WHAT YOU HAVE TO DO ▸ Repeat, exactly and only, the lines from the beginning of the data through the line with "const ticksAY = [0,.01,.02,.03,.04,.05];". Pictures are left out.

#### DATA SHOWN

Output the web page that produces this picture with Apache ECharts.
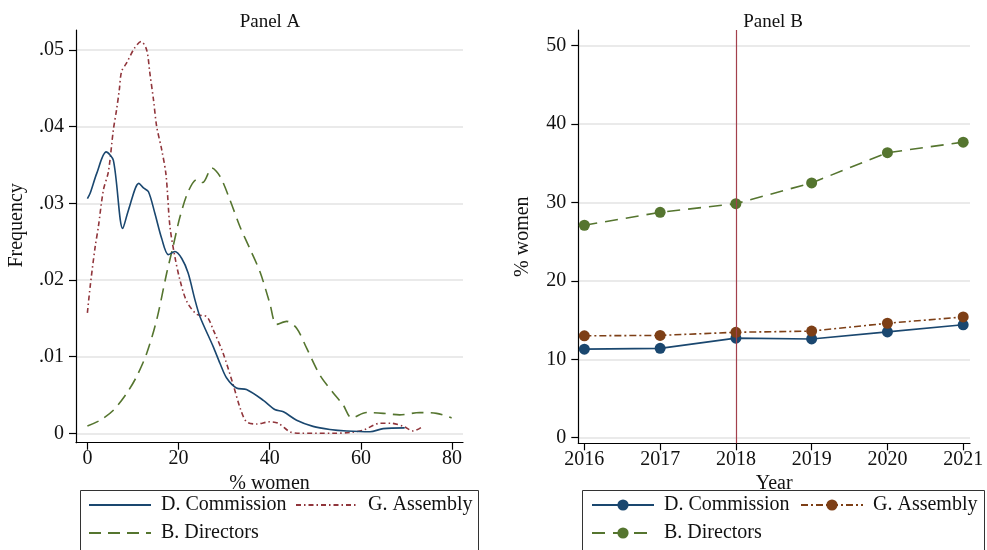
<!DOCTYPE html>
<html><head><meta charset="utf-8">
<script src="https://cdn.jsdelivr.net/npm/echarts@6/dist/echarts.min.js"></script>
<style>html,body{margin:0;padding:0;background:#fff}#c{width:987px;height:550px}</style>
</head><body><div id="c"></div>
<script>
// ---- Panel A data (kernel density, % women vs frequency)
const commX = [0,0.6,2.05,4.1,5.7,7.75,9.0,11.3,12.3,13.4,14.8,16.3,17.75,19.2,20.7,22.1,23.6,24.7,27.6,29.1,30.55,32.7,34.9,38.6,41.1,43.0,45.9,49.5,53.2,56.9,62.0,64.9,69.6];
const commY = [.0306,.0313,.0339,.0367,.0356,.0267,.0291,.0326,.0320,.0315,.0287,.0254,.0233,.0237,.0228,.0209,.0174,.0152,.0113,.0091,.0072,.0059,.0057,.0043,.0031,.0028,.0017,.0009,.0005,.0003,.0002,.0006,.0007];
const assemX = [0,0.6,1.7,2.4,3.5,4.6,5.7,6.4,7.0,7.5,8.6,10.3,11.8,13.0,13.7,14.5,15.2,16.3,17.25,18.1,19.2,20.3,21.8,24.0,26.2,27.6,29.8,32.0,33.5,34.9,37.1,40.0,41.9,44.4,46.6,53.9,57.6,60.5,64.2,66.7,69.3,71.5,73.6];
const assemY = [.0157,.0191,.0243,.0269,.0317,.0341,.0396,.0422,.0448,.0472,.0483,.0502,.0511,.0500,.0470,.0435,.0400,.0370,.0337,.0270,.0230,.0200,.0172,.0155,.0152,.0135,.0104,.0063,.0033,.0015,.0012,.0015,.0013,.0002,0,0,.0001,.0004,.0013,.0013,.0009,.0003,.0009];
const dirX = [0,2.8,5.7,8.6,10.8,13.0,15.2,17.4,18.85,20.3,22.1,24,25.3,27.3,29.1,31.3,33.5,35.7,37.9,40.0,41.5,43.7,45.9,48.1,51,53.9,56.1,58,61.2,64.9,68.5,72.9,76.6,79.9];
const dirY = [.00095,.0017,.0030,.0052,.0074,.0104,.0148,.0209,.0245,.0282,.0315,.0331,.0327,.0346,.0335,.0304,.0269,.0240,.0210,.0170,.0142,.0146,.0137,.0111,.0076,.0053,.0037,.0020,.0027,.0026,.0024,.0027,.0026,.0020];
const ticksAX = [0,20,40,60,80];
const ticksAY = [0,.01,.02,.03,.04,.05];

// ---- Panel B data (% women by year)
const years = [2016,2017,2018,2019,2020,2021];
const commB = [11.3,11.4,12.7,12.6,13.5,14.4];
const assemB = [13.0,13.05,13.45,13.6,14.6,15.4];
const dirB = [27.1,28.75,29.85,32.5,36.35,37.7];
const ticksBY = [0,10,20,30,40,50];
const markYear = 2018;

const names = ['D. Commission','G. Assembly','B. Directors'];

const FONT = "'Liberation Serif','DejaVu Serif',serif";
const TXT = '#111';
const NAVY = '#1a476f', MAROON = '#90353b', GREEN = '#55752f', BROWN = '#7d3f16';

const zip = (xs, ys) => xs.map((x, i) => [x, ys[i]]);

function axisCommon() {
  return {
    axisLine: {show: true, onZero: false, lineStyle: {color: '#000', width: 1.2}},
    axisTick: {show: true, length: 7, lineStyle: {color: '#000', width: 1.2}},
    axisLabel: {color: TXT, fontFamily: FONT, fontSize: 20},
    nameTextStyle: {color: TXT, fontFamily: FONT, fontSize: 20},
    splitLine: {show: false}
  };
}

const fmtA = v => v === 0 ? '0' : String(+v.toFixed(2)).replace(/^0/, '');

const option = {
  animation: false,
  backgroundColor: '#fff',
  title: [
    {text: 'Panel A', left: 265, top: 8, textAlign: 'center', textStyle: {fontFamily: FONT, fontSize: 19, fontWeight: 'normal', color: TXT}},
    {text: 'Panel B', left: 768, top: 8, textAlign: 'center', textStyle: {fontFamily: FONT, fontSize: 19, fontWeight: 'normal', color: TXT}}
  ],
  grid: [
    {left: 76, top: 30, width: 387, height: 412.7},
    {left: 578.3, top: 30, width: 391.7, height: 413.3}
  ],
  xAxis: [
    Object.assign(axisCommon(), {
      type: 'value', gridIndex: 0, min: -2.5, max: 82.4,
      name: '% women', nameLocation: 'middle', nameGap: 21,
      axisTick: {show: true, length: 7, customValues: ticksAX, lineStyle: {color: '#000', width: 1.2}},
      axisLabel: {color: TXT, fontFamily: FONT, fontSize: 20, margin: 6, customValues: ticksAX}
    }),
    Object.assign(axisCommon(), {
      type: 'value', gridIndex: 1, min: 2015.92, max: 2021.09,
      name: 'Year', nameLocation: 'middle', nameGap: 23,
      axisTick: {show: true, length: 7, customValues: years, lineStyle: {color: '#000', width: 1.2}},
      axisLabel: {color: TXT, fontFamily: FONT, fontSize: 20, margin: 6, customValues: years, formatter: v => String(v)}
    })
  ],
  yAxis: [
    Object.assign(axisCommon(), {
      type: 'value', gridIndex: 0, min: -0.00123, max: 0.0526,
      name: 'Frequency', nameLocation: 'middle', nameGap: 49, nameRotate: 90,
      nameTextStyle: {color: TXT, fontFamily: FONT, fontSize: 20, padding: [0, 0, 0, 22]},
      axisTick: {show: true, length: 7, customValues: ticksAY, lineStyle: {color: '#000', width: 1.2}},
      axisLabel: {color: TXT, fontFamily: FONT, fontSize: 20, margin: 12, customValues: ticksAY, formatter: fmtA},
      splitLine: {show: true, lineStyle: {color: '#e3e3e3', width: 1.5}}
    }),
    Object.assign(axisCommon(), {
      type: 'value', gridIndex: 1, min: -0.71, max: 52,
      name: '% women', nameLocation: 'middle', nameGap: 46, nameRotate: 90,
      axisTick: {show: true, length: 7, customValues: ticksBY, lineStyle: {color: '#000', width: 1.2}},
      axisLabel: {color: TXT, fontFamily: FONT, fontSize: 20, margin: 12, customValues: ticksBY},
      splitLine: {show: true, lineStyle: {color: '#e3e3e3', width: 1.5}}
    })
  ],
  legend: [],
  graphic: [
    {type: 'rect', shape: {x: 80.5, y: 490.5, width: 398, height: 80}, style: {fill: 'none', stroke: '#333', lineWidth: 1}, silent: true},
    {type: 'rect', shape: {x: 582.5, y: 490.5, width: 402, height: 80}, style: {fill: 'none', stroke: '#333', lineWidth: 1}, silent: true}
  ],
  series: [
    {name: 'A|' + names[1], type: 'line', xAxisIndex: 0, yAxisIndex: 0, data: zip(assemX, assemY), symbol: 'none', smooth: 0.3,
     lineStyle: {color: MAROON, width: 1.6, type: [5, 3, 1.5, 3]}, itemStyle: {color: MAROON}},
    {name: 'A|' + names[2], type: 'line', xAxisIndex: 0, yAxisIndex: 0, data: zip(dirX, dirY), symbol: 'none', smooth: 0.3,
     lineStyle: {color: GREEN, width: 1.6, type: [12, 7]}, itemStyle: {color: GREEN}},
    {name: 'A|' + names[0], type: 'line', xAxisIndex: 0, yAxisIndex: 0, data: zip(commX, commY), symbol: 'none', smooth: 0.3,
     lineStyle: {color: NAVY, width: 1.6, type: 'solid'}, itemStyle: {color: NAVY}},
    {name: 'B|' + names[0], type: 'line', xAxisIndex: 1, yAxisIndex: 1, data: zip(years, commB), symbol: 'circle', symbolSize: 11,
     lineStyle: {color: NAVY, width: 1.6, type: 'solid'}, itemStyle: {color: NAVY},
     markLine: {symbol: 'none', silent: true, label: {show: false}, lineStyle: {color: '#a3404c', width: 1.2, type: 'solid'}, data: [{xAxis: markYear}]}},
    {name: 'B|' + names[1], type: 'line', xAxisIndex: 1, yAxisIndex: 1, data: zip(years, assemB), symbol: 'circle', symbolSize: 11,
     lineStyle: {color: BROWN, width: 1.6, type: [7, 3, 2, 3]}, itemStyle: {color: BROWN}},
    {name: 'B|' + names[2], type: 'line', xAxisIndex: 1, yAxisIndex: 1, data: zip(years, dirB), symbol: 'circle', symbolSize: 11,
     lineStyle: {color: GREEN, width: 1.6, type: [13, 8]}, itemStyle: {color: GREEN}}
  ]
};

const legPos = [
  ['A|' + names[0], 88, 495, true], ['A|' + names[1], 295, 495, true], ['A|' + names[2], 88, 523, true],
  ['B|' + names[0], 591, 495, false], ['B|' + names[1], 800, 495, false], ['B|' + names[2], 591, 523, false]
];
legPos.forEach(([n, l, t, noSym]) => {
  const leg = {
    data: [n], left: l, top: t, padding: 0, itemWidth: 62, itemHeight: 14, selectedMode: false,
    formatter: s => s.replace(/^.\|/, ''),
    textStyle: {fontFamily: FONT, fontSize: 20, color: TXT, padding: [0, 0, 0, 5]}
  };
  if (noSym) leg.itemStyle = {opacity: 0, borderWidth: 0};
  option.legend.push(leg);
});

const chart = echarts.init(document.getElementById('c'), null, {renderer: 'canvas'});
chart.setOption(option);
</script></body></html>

########

COMPLETE ANSWER ▸
Output the web page that produces this picture with Apache ECharts.
<!DOCTYPE html>
<html><head><meta charset="utf-8">
<script src="https://cdn.jsdelivr.net/npm/echarts@6/dist/echarts.min.js"></script>
<style>html,body{margin:0;padding:0;background:#fff}#c{width:987px;height:550px}</style>
</head><body><div id="c"></div>
<script>
// ---- Panel A data (kernel density, % women vs frequency)
const commX = [0,0.6,2.05,4.1,5.7,7.75,9.0,11.3,12.3,13.4,14.8,16.3,17.75,19.2,20.7,22.1,23.6,24.7,27.6,29.1,30.55,32.7,34.9,38.6,41.1,43.0,45.9,49.5,53.2,56.9,62.0,64.9,69.6];
const commY = [.0306,.0313,.0339,.0367,.0356,.0267,.0291,.0326,.0320,.0315,.0287,.0254,.0233,.0237,.0228,.0209,.0174,.0152,.0113,.0091,.0072,.0059,.0057,.0043,.0031,.0028,.0017,.0009,.0005,.0003,.0002,.0006,.0007];
const assemX = [0,0.6,1.7,2.4,3.5,4.6,5.7,6.4,7.0,7.5,8.6,10.3,11.8,13.0,13.7,14.5,15.2,16.3,17.25,18.1,19.2,20.3,21.8,24.0,26.2,27.6,29.8,32.0,33.5,34.9,37.1,40.0,41.9,44.4,46.6,53.9,57.6,60.5,64.2,66.7,69.3,71.5,73.6];
const assemY = [.0157,.0191,.0243,.0269,.0317,.0341,.0396,.0422,.0448,.0472,.0483,.0502,.0511,.0500,.0470,.0435,.0400,.0370,.0337,.0270,.0230,.0200,.0172,.0155,.0152,.0135,.0104,.0063,.0033,.0015,.0012,.0015,.0013,.0002,0,0,.0001,.0004,.0013,.0013,.0009,.0003,.0009];
const dirX = [0,2.8,5.7,8.6,10.8,13.0,15.2,17.4,18.85,20.3,22.1,24,25.3,27.3,29.1,31.3,33.5,35.7,37.9,40.0,41.5,43.7,45.9,48.1,51,53.9,56.1,58,61.2,64.9,68.5,72.9,76.6,79.9];
const dirY = [.00095,.0017,.0030,.0052,.0074,.0104,.0148,.0209,.0245,.0282,.0315,.0331,.0327,.0346,.0335,.0304,.0269,.0240,.0210,.0170,.0142,.0146,.0137,.0111,.0076,.0053,.0037,.0020,.0027,.0026,.0024,.0027,.0026,.0020];
const ticksAX = [0,20,40,60,80];
const ticksAY = [0,.01,.02,.03,.04,.05];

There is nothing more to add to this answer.